The lesson here? Squirrels, much like the Mob, are best left alone.

But Brookins isn’t the only human victim of these rodents.

In December 2015, Richard Williams, 78, of Novato, California, was working in his garage when a squirrel ran through the open door and attacked him.

“He jumped me three or four different times. When I got him off, he’d get back on,” Williams said to the Marin Independent Journal.

Although he defeated the grey squirrel in hand-to-hand combat, the little monster bit and scratched his right arm, leg and head.

He wasn’t the only Novato resident attacked by Sciurus griseus (its classification sounds like a “Star Wars” villain for a reason). Seven others, including children and a school teacher, were attacked by a squirrel jumping from trees and gnashing at them with its nasty pointy teeth.

“The fact is, we want people to stay calm,” Lisa Bloch, Marin Humane Society spokeswoman, said in the New York Daily News. “It’s probably just one squirrel.”

One squirrel?
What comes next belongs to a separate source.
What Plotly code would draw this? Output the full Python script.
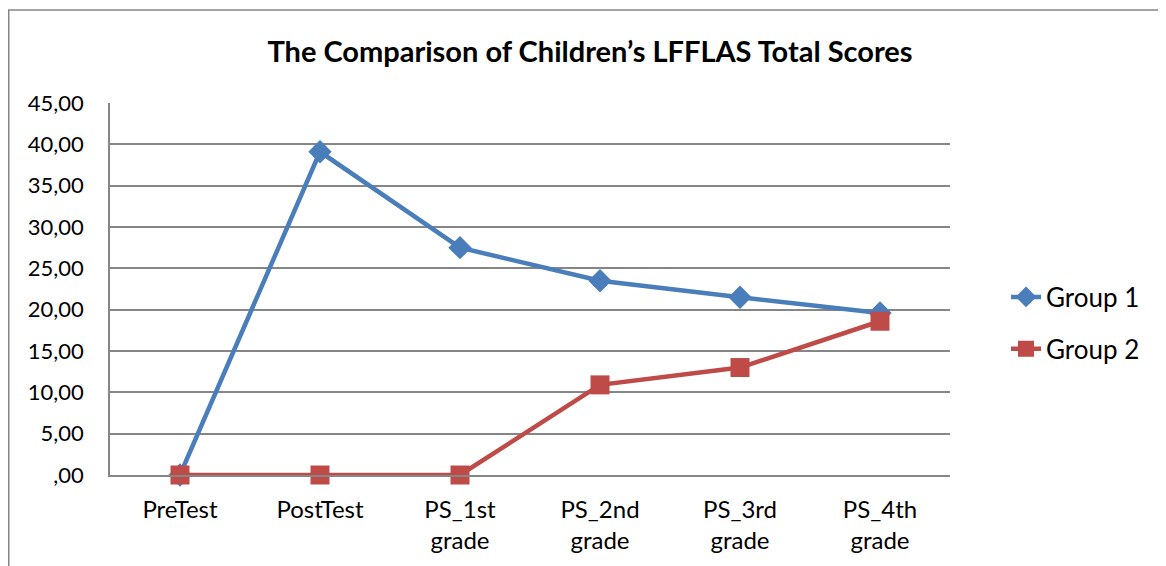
import plotly.graph_objects as go

categories = ["PreTest", "PostTest", "PS_1st<br>grade", "PS_2nd<br>grade", "PS_3rd<br>grade", "PS_4th<br>grade"]
group1 = [0.0, 39.1, 27.5, 23.5, 21.5, 19.6]
group2 = [0.0, 0.0, 0.0, 10.9, 13.0, 18.6]
y_tick_vals = [0, 5, 10, 15, 20, 25, 30, 35, 40, 45]
y_tick_text = [",00", "5,00", "10,00", "15,00", "20,00", "25,00", "30,00", "35,00", "40,00", "45,00"]

FONT = "Lato, 'Open Sans', sans-serif"

fig = go.Figure()
fig.add_trace(go.Scatter(
    x=categories, y=group1, name="Group 1", mode="lines+markers", legendgroup="g1",
    line=dict(color="#4A7EBB", width=4.5),
    marker=dict(symbol="diamond", size=18, color="#4A7EBB"),
    cliponaxis=False,
))
fig.add_trace(go.Scatter(
    x=categories, y=group2, name="Group 2", mode="lines+markers", legendgroup="g2",
    line=dict(color="#BE4B48", width=4.5),
    marker=dict(symbol="square", size=19, color="#BE4B48"),
    cliponaxis=False,
))

# page has an 8px body margin; figure coordinates = page coordinates - 8
W, H = 1158, 558
L, T = 102, 95
PR, PB = 942, 467
R, B = W - PR, H - PB
pw, ph = PR - L, PB - T

fig.update_layout(
    width=W, height=H,
    margin=dict(l=L, r=R, t=T, b=B),
    paper_bgcolor="white", plot_bgcolor="white",
    font=dict(family=FONT, size=22, color="black"),
    title=dict(text="<b>The Comparison of Children’s LFFLAS Total Scores</b>",
               x=582 / W, xanchor="center", y=1 - 44 / H, yanchor="middle",
               font=dict(family=FONT, size=29, color="black")),
    showlegend=True,
    legend=dict(x=(998 - L) / pw, xanchor="left", y=(PB - 315) / ph, yanchor="middle",
                font=dict(family=FONT, size=26, color="black"),
                traceorder="grouped", tracegroupgap=15,
                bgcolor="rgba(0,0,0,0)"),
    xaxis=dict(type="category", range=[-0.5, 5.5], showgrid=False,
               showline=True, linecolor="#868686", linewidth=1.5,
               ticks="", ticklabelstandoff=12,
               tickfont=dict(family=FONT, size=24, color="black"),
               fixedrange=True),
    yaxis=dict(range=[0, 45], tickvals=y_tick_vals, ticktext=y_tick_text,
               showgrid=True, gridcolor="#868686", gridwidth=1.5,
               showline=True, linecolor="#868686", linewidth=1.5,
               zeroline=False, ticks="", ticklabelstandoff=20,
               tickfont=dict(family=FONT, size=22, color="black"),
               fixedrange=True),
    shapes=[dict(type="rect", xref="paper", yref="paper",
                 x0=(0.75 - L) / pw, x1=(W + 20 - L) / pw,
                 y0=(PB - (H + 20)) / ph, y1=(PB - 2) / ph,
                 line=dict(color="#868686", width=1.5), fillcolor="rgba(0,0,0,0)",
                 layer="below")],
)

fig.write_html("out.html")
One squirrel? One is apparently enough.

One squirrel invaded a retirement community in Volusia County, Florida, in November, attacking four people and probably interrupting bingo.
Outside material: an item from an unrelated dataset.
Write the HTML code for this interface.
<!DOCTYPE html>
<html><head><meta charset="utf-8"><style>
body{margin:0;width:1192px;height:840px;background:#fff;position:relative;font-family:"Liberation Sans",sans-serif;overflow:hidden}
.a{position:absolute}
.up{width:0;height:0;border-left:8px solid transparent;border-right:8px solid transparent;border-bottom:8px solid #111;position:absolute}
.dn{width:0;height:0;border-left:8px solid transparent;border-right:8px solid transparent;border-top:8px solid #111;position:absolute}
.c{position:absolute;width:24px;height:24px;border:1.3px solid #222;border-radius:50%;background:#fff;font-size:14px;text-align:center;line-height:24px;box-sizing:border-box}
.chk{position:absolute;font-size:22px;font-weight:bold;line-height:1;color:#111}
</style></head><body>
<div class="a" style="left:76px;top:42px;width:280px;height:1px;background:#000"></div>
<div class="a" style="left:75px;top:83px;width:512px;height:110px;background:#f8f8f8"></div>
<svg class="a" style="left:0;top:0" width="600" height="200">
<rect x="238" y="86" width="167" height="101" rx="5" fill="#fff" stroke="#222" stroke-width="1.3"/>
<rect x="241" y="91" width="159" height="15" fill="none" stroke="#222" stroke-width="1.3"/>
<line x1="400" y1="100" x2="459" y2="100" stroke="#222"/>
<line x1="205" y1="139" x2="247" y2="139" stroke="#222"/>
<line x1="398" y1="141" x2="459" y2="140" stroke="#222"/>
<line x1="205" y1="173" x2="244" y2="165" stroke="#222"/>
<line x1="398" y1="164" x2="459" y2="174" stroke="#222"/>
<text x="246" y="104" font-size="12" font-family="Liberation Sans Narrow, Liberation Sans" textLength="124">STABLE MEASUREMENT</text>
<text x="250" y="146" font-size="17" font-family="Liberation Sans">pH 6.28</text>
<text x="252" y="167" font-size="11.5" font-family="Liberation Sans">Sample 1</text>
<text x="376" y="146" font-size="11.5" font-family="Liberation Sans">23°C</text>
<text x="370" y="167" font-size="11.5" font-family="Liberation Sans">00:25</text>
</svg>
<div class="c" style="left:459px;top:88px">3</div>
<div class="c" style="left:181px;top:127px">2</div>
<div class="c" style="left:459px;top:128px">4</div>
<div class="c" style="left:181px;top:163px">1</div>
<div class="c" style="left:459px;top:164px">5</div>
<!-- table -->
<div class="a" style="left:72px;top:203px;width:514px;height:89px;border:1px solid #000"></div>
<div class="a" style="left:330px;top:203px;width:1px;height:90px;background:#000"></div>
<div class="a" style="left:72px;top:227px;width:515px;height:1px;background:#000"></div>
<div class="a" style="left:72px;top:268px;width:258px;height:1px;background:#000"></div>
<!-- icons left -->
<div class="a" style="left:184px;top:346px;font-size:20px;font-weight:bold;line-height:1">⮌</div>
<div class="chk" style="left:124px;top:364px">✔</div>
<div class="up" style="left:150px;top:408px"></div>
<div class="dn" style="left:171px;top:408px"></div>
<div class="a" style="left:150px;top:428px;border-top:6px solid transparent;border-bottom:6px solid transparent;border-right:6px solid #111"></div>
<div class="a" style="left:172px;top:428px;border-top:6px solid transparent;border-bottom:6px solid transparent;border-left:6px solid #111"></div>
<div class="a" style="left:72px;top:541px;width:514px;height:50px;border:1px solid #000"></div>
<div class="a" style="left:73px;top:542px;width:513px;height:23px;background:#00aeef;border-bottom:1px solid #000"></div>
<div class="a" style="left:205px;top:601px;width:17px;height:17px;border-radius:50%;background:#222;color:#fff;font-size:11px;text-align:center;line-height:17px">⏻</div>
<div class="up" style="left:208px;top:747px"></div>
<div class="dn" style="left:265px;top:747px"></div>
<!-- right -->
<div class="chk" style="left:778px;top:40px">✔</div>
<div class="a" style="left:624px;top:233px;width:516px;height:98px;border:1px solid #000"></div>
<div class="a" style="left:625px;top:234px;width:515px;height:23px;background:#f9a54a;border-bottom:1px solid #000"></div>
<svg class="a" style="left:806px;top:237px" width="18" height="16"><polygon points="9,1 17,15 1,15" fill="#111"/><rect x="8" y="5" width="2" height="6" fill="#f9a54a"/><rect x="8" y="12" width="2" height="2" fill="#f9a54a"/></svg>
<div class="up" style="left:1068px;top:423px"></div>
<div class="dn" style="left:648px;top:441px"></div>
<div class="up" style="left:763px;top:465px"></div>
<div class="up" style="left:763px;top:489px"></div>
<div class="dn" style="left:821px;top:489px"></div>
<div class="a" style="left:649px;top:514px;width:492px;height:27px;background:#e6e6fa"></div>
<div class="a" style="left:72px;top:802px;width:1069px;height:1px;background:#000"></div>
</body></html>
“It’s jumping on people and biting them and scratching them, so we need help,” a worker at the retirement community said after calling 9-1-1, according to the Orlando Sentinel.

A worker eventually grabbed the squirrel and tossed it outside, although not before it made the entire human race question its future.

It’s the beginning of the Squirrelpocalypse, people. Watch the trees.